• Exercise directions
Print, word for word, the opening line of the data below and every line after it through the line that contains "Miłoradz w latach", but not the pictures.
Supplied material start
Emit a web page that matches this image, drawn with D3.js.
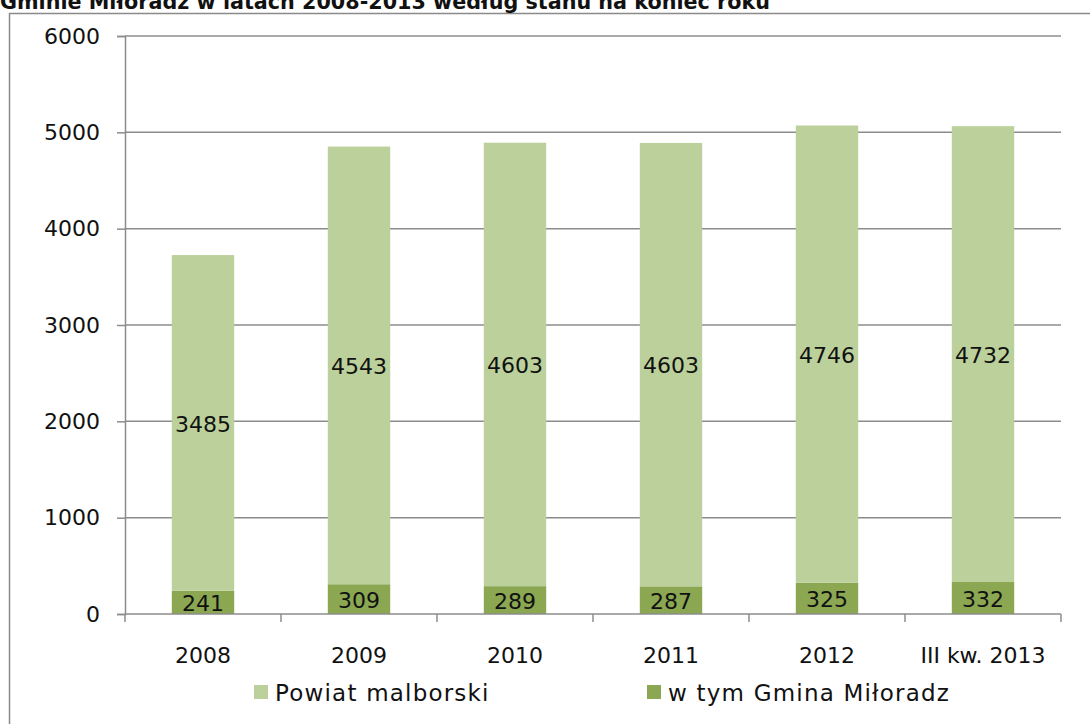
<!DOCTYPE html>
<html>
<head>
<meta charset="utf-8">
<script src="https://cdn.jsdelivr.net/npm/d3@7"></script>
<style>
  body { margin: 0; background: #fff; }
  text { font-family: "DejaVu Sans", sans-serif; fill: #111; }
</style>
</head>
<body>
<svg></svg>
<script>
// Data
const categories = ["2008", "2009", "2010", "2011", "2012", "III kw. 2013"];
const gmina = [241, 309, 289, 287, 325, 332];
const powiat = [3485, 4543, 4603, 4603, 4746, 4732];
const yTicks = [0, 1000, 2000, 3000, 4000, 5000, 6000];
const seriesNames = ["Powiat malborski", "w tym Gmina Miłoradz"];

const width = 1090;
const height = 724;
const margin = { top: 36, right: 29, bottom: 110, left: 125 };
const fontSize = "22px";

const svg = d3.select("svg")
  .attr("width", width)
  .attr("height", height);

const chartWidth = width - margin.left - margin.right;
const chartHeight = height - margin.top - margin.bottom;

// outer frame (cut off by the window on the right/bottom)
svg.append("rect")
  .attr("x", 9.5).attr("y", 13.5)
  .attr("width", 1200).attr("height", 800)
  .attr("fill", "none")
  .attr("stroke", "#8a8a8a")
  .attr("stroke-width", 1.5);

// Title (partly above the window)
svg.append("text")
  .attr("x", 0)
  .attr("y", 9)
  .attr("textLength", 770)
  .attr("lengthAdjust", "spacingAndGlyphs")
  .style("font-size", "22px")
  .style("font-weight", "bold")
  .text("Gminie Miłoradz w latach 2008-2013 według stanu na koniec roku");

const chart = svg.append("g")
  .attr("transform", `translate(${margin.left}, ${margin.top})`);

const x = d3.scaleBand()
  .domain(categories)
  .range([0, chartWidth])
  .paddingInner(0.6)
  .paddingOuter(0.3);

const xEdges = d3.scaleLinear()
  .domain([0, categories.length])
  .range([0, chartWidth]);

const y = d3.scaleLinear()
  .domain([0, 6000])
  .range([chartHeight, 0]);

// Gridlines
chart.append("g")
  .selectAll("line")
  .data(yTicks.slice(1))
  .enter()
  .append("line")
  .attr("x1", 0)
  .attr("x2", chartWidth)
  .attr("y1", d => y(d))
  .attr("y2", d => y(d))
  .attr("stroke", "#8c8c8c")
  .attr("stroke-width", 1.5);

// Y axis
const yAxis = chart.append("g")
  .call(d3.axisLeft(y).tickValues(yTicks).tickFormat(d3.format("d")).tickSize(8).tickPadding(17));
yAxis.select(".domain").attr("stroke", "#8c8c8c").attr("stroke-width", 1.5);
yAxis.selectAll(".tick line").attr("stroke", "#8c8c8c").attr("stroke-width", 1.5);
yAxis.selectAll(".tick text")
  .style("font-family", "'DejaVu Sans', sans-serif")
  .style("font-size", fontSize)
  .attr("fill", "#111");

// Stacked bars
const stackData = categories.map((c, i) => ({ cat: c, gmina: gmina[i], powiat: powiat[i] }));
const stacked = d3.stack().keys(["gmina", "powiat"])(stackData);
const colors = { gmina: "#8ba752", powiat: "#bbd09a" };

stacked.forEach(layer => {
  chart.append("g")
    .selectAll("rect")
    .data(layer)
    .enter()
    .append("rect")
    .attr("x", d => x(d.data.cat))
    .attr("y", d => y(d[1]))
    .attr("width", x.bandwidth())
    .attr("height", d => y(d[0]) - y(d[1]))
    .attr("fill", colors[layer.key]);

  chart.append("g")
    .selectAll("text")
    .data(layer)
    .enter()
    .append("text")
    .attr("x", d => x(d.data.cat) + x.bandwidth() / 2)
    .attr("y", d => y((d[0] + d[1]) / 2))
    .attr("dy", "0.4em")
    .attr("text-anchor", "middle")
    .style("font-size", fontSize)
    .text(d => d.data[layer.key]);
});

// X axis line and ticks at band edges
chart.append("line")
  .attr("x1", 0).attr("x2", chartWidth)
  .attr("y1", chartHeight).attr("y2", chartHeight)
  .attr("stroke", "#8c8c8c").attr("stroke-width", 1.5);

chart.append("g")
  .selectAll("line")
  .data(d3.range(categories.length + 1))
  .enter()
  .append("line")
  .attr("x1", d => xEdges(d)).attr("x2", d => xEdges(d))
  .attr("y1", chartHeight).attr("y2", chartHeight + 8)
  .attr("stroke", "#8c8c8c").attr("stroke-width", 1.5);

chart.append("g")
  .selectAll("text")
  .data(categories)
  .enter()
  .append("text")
  .attr("x", d => x(d) + x.bandwidth() / 2)
  .attr("y", chartHeight + 49)
  .attr("text-anchor", "middle")
  .style("font-size", fontSize)
  .text(d => d);

// Legend
const legendItems = [
  { name: seriesNames[0], color: colors.powiat, x: 254 },
  { name: seriesNames[1], color: colors.gmina, x: 647 }
];
const legend = svg.append("g");
legendItems.forEach(item => {
  legend.append("rect")
    .attr("x", item.x).attr("y", 685)
    .attr("width", 14).attr("height", 14)
    .attr("fill", item.color);
  legend.append("text")
    .attr("x", item.x + 21)
    .attr("y", 701)
    .style("font-size", "23px")
    .style("letter-spacing", "1.2px")
    .text(item.name);
});
</script>
</body>
</html>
Supplied material end
• Completed task
Emit a web page that matches this image, drawn with D3.js.
<!DOCTYPE html>
<html>
<head>
<meta charset="utf-8">
<script src="https://cdn.jsdelivr.net/npm/d3@7"></script>
<style>
  body { margin: 0; background: #fff; }
  text { font-family: "DejaVu Sans", sans-serif; fill: #111; }
</style>
</head>
<body>
<svg></svg>
<script>
// Data
const categories = ["2008", "2009", "2010", "2011", "2012", "III kw. 2013"];
const gmina = [241, 309, 289, 287, 325, 332];
const powiat = [3485, 4543, 4603, 4603, 4746, 4732];
const yTicks = [0, 1000, 2000, 3000, 4000, 5000, 6000];
const seriesNames = ["Powiat malborski", "w tym Gmina Miłoradz"];

const width = 1090;
const height = 724;
const margin = { top: 36, right: 29, bottom: 110, left: 125 };
const fontSize = "22px";

const svg = d3.select("svg")
  .attr("width", width)
  .attr("height", height);

const chartWidth = width - margin.left - margin.right;
const chartHeight = height - margin.top - margin.bottom;

// outer frame (cut off by the window on the right/bottom)
svg.append("rect")
  .attr("x", 9.5).attr("y", 13.5)
  .attr("width", 1200).attr("height", 800)
  .attr("fill", "none")
  .attr("stroke", "#8a8a8a")
  .attr("stroke-width", 1.5);

// Title (partly above the window)
svg.append("text")
  .attr("x", 0)
  .attr("y", 9)
  .attr("textLength", 770)
  .attr("lengthAdjust", "spacingAndGlyphs")
  .style("font-size", "22px")
  .style("font-weight", "bold")
  .text("Gminie Miłoradz w latach 2008-2013 według stanu na koniec roku");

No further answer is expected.